Dataset records:
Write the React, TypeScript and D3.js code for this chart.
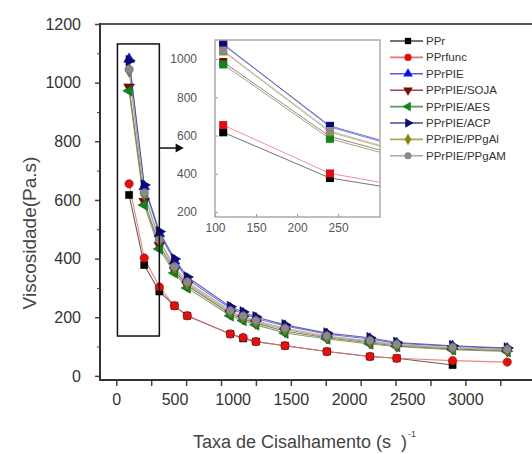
import React, { useEffect, useRef } from 'react';
import * as d3 from 'd3';

// shear rate (s^-1) of each measured point
const shearRate = [110, 240, 370, 500, 610, 980, 1090, 1200, 1450, 1810, 2180, 2410, 2890, 3360];

// viscosity (Pa.s) per sample
const ppr = [617, 378, 288, 239, 205, 143, 128, 117, 103, 83, 66, 60, 37];
const pprFunc = [655, 402, 303, 239, 205, 143, 131, 117, 103, 83, 66, 60, 52, 47];
const pprPie = [1080, 645, 485, 392, 330, 230, 212, 196, 170, 142, 126, 111, 101, 93];
const pprPieSoja = [985, 595, 445, 360, 308, 212, 195, 180, 152, 130, 113, 102, 92, 86];
const pprPieAes = [972, 583, 433, 351, 300, 205, 189, 174, 146, 126, 109, 100, 89, 83];
const pprPieAcp = [1075, 651, 492, 399, 337, 236, 218, 201, 174, 146, 130, 114, 103, 95];
const pprPiePpgAl = [1040, 618, 460, 368, 314, 218, 200, 185, 158, 133, 117, 105, 95, 88];
const pprPiePpgAm = [1045, 624, 464, 372, 320, 222, 204, 188, 162, 136, 120, 107, 97, 90];

const seriesNames = ['PPr', 'PPrfunc', 'PPrPIE', 'PPrPIE/SOJA', 'PPrPIE/AES', 'PPrPIE/ACP', 'PPrPIE/PPgAl', 'PPrPIE/PPgAM'];
const seriesValues = [ppr, pprFunc, pprPie, pprPieSoja, pprPieAes, pprPieAcp, pprPiePpgAl, pprPiePpgAm];
const markerColors = ['#000000', '#e01010', '#1010e8', '#7a0a0a', '#10861a', '#0a0a7a', '#8a8a10', '#8a8a8a'];
const lineColors = ['#444444', '#e87070', '#5a5ae8', '#9a4a4a', '#5a9a5a', '#4a4a9a', '#a8a850', '#a8a8a8'];

const yTickLabels = [0, 200, 400, 600, 800, 1000, 1200];
const yMinorTicks = [100, 300, 500, 700, 900, 1100];
const xTickLabels = [0, 500, 1000, 1500, 2000, 2500, 3000];
const xTickMarks = [0, 300, 600, 900, 1200, 1500, 1800, 2100, 2400, 2700, 3000, 3300];
const insetXTicks = [100, 150, 200, 250];
const insetYTicks = [200, 400, 600, 800, 1000];

const FONT = 'Liberation Sans, Arial, sans-serif';

const App = () => {
  const svgRef = useRef<SVGSVGElement>(null);

  useEffect(() => {
    const width = 532;
    const height = 454;
    const svg = d3.select(svgRef.current).attr('width', width).attr('height', height);
    svg.selectAll('*').remove();

    const x = d3.scaleLinear().domain([-140, 3650]).range([100, 541]);
    const y = d3.scaleLinear().domain([-14, 1200]).range([380, 24]);
    const fmt = d3.format('d');

    const symbols = [d3.symbolSquare, d3.symbolCircle, d3.symbolTriangle, d3.symbolTriangle, d3.symbolTriangle, d3.symbolTriangle, d3.symbolDiamond, d3.symbolCircle];
    const rotations = [0, 0, 0, 180, -90, 90, 0, 0];
    const sizes = [50, 55, 50, 50, 50, 50, 45, 55];

    const series = seriesValues.map((vals, i) => ({
      name: seriesNames[i],
      points: vals.map((v, j) => ({ x: shearRate[j], y: v })),
      i,
    }));

    // axes frame
    svg.append('line').attr('x1', 100).attr('x2', 541).attr('y1', 24).attr('y2', 24)
      .attr('stroke', '#555').attr('stroke-width', 2);

    const yAxis = svg.append('g').attr('transform', 'translate(100,0)')
      .call(d3.axisLeft(y).tickValues(yTickLabels).tickFormat(fmt).tickSize(5).tickPadding(14).tickSizeOuter(0));
    yAxis.select('.domain').remove();
    yAxis.selectAll('text').style('font-family', FONT).style('font-size', '16px').attr('fill', '#333');
    yAxis.selectAll('line').attr('stroke', '#444').attr('stroke-width', 1.5);
    svg.append('g').attr('transform', 'translate(100,0)')
      .call(d3.axisLeft(y).tickValues(yMinorTicks).tickSize(3).tickFormat(() => ''))
      .call(g => g.select('.domain').remove())
      .selectAll('line').attr('stroke', '#444');

    const xAxis = svg.append('g').attr('transform', 'translate(0,380)')
      .call(d3.axisBottom(x).tickValues(xTickLabels).tickFormat(fmt).tickSize(0).tickPadding(14));
    xAxis.select('.domain').remove();
    xAxis.selectAll('text').style('font-family', FONT).style('font-size', '16px').attr('fill', '#333');
    svg.append('g').attr('transform', 'translate(0,380)')
      .call(d3.axisBottom(x).tickValues(xTickMarks).tickSize(6).tickFormat(() => ''))
      .call(g => g.select('.domain').remove())
      .selectAll('line').attr('stroke', '#444').attr('stroke-width', 1.5);

    svg.append('line').attr('x1', 100).attr('x2', 100).attr('y1', 23).attr('y2', 381)
      .attr('stroke', '#333').attr('stroke-width', 2);
    svg.append('line').attr('x1', 99).attr('x2', 541).attr('y1', 380).attr('y2', 380)
      .attr('stroke', '#333').attr('stroke-width', 2);

    // series
    const line = d3.line<{ x: number; y: number }>().x(d => x(d.x)).y(d => y(d.y));
    const plot = svg.append('g');
    series.forEach(s => {
      plot.append('path').attr('d', line(s.points)).attr('fill', 'none')
        .attr('stroke', lineColors[s.i]).attr('stroke-width', 1.1).attr('opacity', 0.85);
    });
    series.forEach(s => {
      plot.selectAll(null).data(s.points).join('path')
        .attr('d', d3.symbol().type(symbols[s.i]).size(sizes[s.i])())
        .attr('transform', d => `translate(${x(d.x)},${y(d.y)}) rotate(${rotations[s.i]})`)
        .attr('fill', markerColors[s.i])
        .attr('stroke', d3.color(markerColors[s.i])!.darker(1).toString())
        .attr('stroke-width', 0.6);
    });

    // zoom box and arrow
    svg.append('rect').attr('x', x(10)).attr('y', y(1132))
      .attr('width', x(370) - x(10)).attr('height', y(136) - y(1132))
      .attr('fill', 'none').attr('stroke', '#111').attr('stroke-width', 1.5);
    const ay = y(777);
    svg.append('line').attr('x1', x(370)).attr('x2', x(520)).attr('y1', ay).attr('y2', ay)
      .attr('stroke', '#111').attr('stroke-width', 1.5);
    svg.append('path').attr('d', `M${x(510)},${ay - 4.5}L${x(580)},${ay}L${x(510)},${ay + 4.5}Z`).attr('fill', '#111');

    // inset
    const xi = d3.scaleLinear().domain([100, 301]).range([215, 380]);
    const yi = d3.scaleLinear().domain([174, 1100]).range([217, 40]);
    const inset = svg.append('g');
    inset.append('rect').attr('x', 215).attr('y', 40).attr('width', 165).attr('height', 177).attr('fill', '#fff');
    svg.append('clipPath').attr('id', 'inset-clip')
      .append('rect').attr('x', 215).attr('y', 40).attr('width', 165).attr('height', 177);
    const insetPlot = inset.append('g').attr('clip-path', 'url(#inset-clip)');
    const lineI = d3.line<{ x: number; y: number }>().x(d => xi(d.x)).y(d => yi(d.y));
    series.forEach(s => {
      insetPlot.append('path').attr('d', lineI(s.points)).attr('fill', 'none')
        .attr('stroke', lineColors[s.i]).attr('stroke-width', 1).attr('opacity', 0.75);
    });
    series.forEach(s => {
      insetPlot.selectAll(null).data(s.points.filter(p => p.x <= 301)).join('rect')
        .attr('x', d => xi(d.x) - 4).attr('y', d => yi(d.y) - 4)
        .attr('width', 8).attr('height', 8)
        .attr('fill', markerColors[s.i]);
    });
    const iy = inset.append('g').attr('transform', 'translate(215,0)')
      .call(d3.axisLeft(yi).tickValues(insetYTicks).tickFormat(fmt).tickSize(-3).tickPadding(18));
    iy.select('.domain').remove();
    iy.selectAll('line').attr('stroke', '#999');
    iy.selectAll('text').style('font-family', FONT).style('font-size', '12px').attr('fill', '#555');
    const ix = inset.append('g').attr('transform', 'translate(0,217)')
      .call(d3.axisBottom(xi).tickValues(insetXTicks).tickFormat(fmt).tickSize(-3).tickPadding(6));
    ix.select('.domain').remove();
    ix.selectAll('line').attr('stroke', '#999');
    ix.selectAll('text').style('font-family', FONT).style('font-size', '12px').attr('fill', '#555');
    inset.append('rect').attr('x', 215).attr('y', 40).attr('width', 165).attr('height', 177)
      .attr('fill', 'none').attr('stroke', '#aaa').attr('stroke-width', 1.5);

    // legend
    const legend = svg.append('g');
    series.forEach(s => {
      const ly = 41 + s.i * 16.4;
      legend.append('line').attr('x1', 390).attr('x2', 423).attr('y1', ly).attr('y2', ly)
        .attr('stroke', lineColors[s.i]).attr('stroke-width', 1.6);
      legend.append('path')
        .attr('d', d3.symbol().type(symbols[s.i]).size(40)())
        .attr('transform', `translate(408,${ly}) rotate(${rotations[s.i]})`)
        .attr('fill', markerColors[s.i]);
      legend.append('text').attr('x', 426).attr('y', ly + 4)
        .style('font-family', FONT).style('font-size', '11.5px').attr('fill', '#333')
        .text(s.name);
    });

    // axis titles
    svg.append('text')
      .attr('transform', 'translate(36,233) rotate(-90)')
      .attr('text-anchor', 'middle')
      .style('font-family', FONT).style('font-size', '19px').attr('fill', '#444')
      .text('Viscosidade(Pa.s)');
    const xt = svg.append('text').attr('x', 193).attr('y', 448)
      .style('font-family', FONT).style('font-size', '18px').attr('fill', '#444');
    xt.append('tspan').text('Taxa de Cisalhamento (s');
    xt.append('tspan').attr('dx', 10).text(')');
    xt.append('tspan').attr('dy', -11).attr('dx', 1).style('font-size', '9px').text('-1');
  }, []);

  return <svg ref={svgRef} style={{ position: 'absolute', left: 0, top: 0 }}></svg>;
};

export default App;
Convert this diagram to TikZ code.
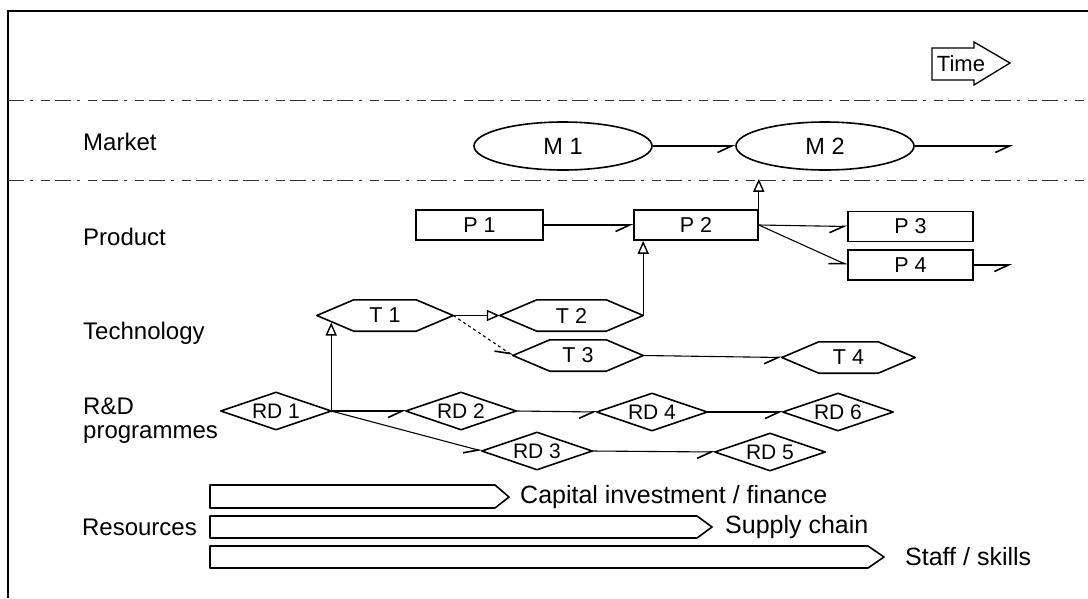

> **Objective**
Repeat the listing above up to and including the line with "2410, 2890, 3360];", starting from its first line. Drop any pictures.

> **Answer**
Write the React, TypeScript and D3.js code for this chart.
import React, { useEffect, useRef } from 'react';
import * as d3 from 'd3';

// shear rate (s^-1) of each measured point
const shearRate = [110, 240, 370, 500, 610, 980, 1090, 1200, 1450, 1810, 2180, 2410, 2890, 3360];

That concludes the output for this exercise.